Sierra Leone is a source and destination country for men, women, and children subjected to sex trafficking. Victims originate largely from rural provinces and are recruited to urban and mining centers for exploitation in sex trafficking. At times, sex trafficking occurs on beaches and in nightclubs. Trafficking victims are also exploited in fishing and agriculture and subjected to sex trafficking through customary practices, such as forced marriages. Traffickers typically operate individually, convincing parents to hand over their children and promising to provide an education or better life but instead exploiting the children in trafficking. Sierra Leonean girls are increasingly exploited in Guinea. Traffickers have exploited boys and girls from Sierra Leone to reportedly work as “cultural dancers”—and possibly also for sexual exploitation—in The Gambia. Sierra Leonean adults voluntarily migrate to other West African countries, including Mauritania and Guinea, as well as to the Middle East and Europe, where some are subjected to forced prostitution. As in previous years, Sierra Leonean women are subjected to trafficking in Kuwait and Lebanon. Children from neighboring West African countries have been exploited in prostitution in Sierra Leone.

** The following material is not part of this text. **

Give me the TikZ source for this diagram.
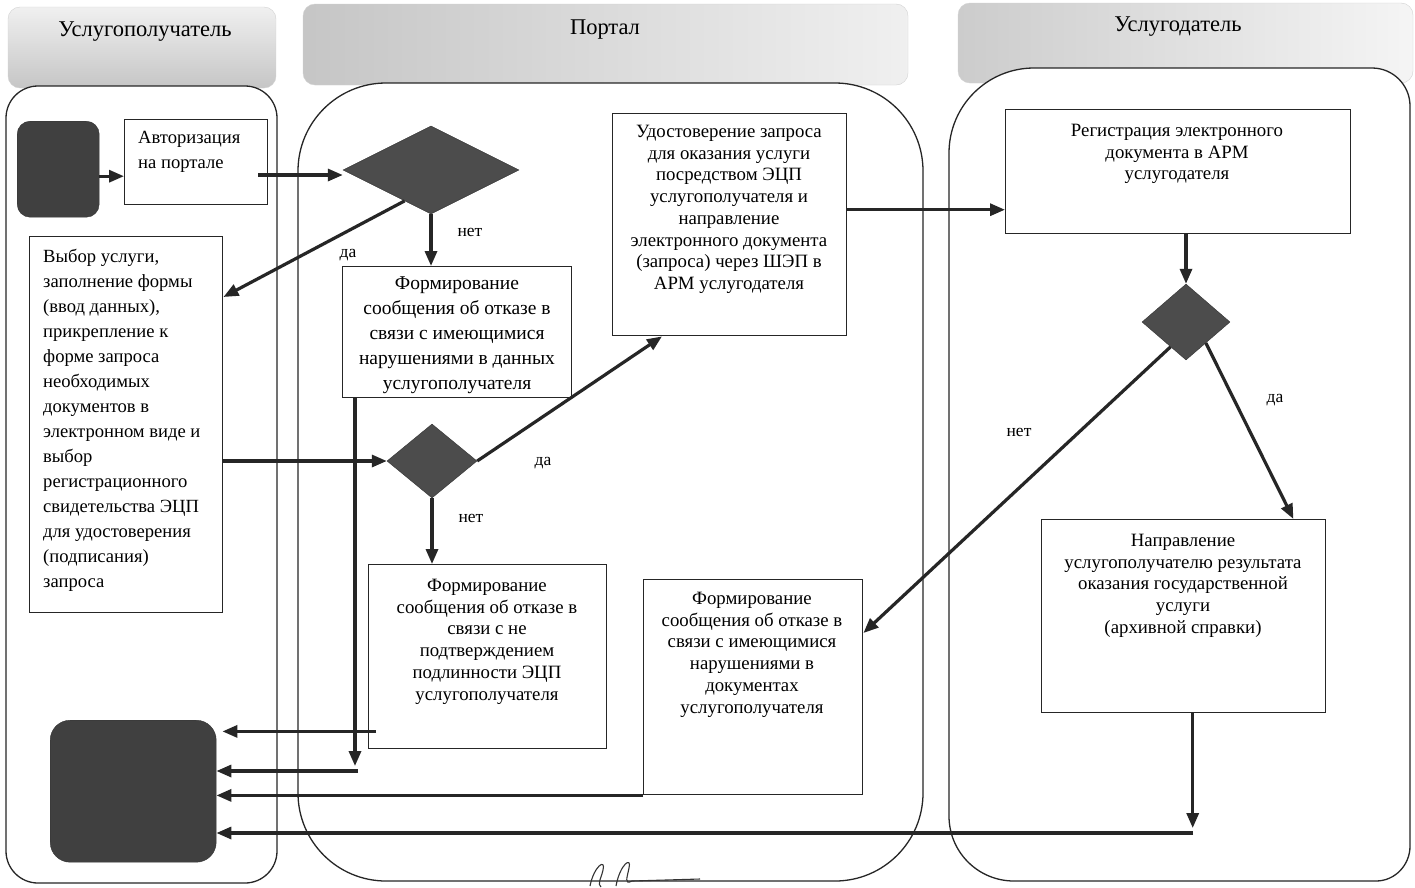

The 2005 anti-trafficking law criminalizes all forms of human trafficking and prescribes a maximum penalty of 10 years imprisonment and/or a fine of 50 million leones ($6,710) for sex trafficking. In addition, two other laws prescribe penalties for sex trafficking offenses that differ from the anti-trafficking law. The Child Rights Act imposes a penalty for the prostitution of a child by a third party of 30 million leones ($4,030) and/or two years imprisonment, which is neither sufficiently stringent nor commensurate with penalties for rape. The Sexual Offences Act criminalizes forced prostitution and child prostitution with penalties of up to 15 years imprisonment.

The United States Department of State Office to Monitor and Combat Trafficking in Persons ranks Sierra Leone as a 'Tier 2 Watch List' country.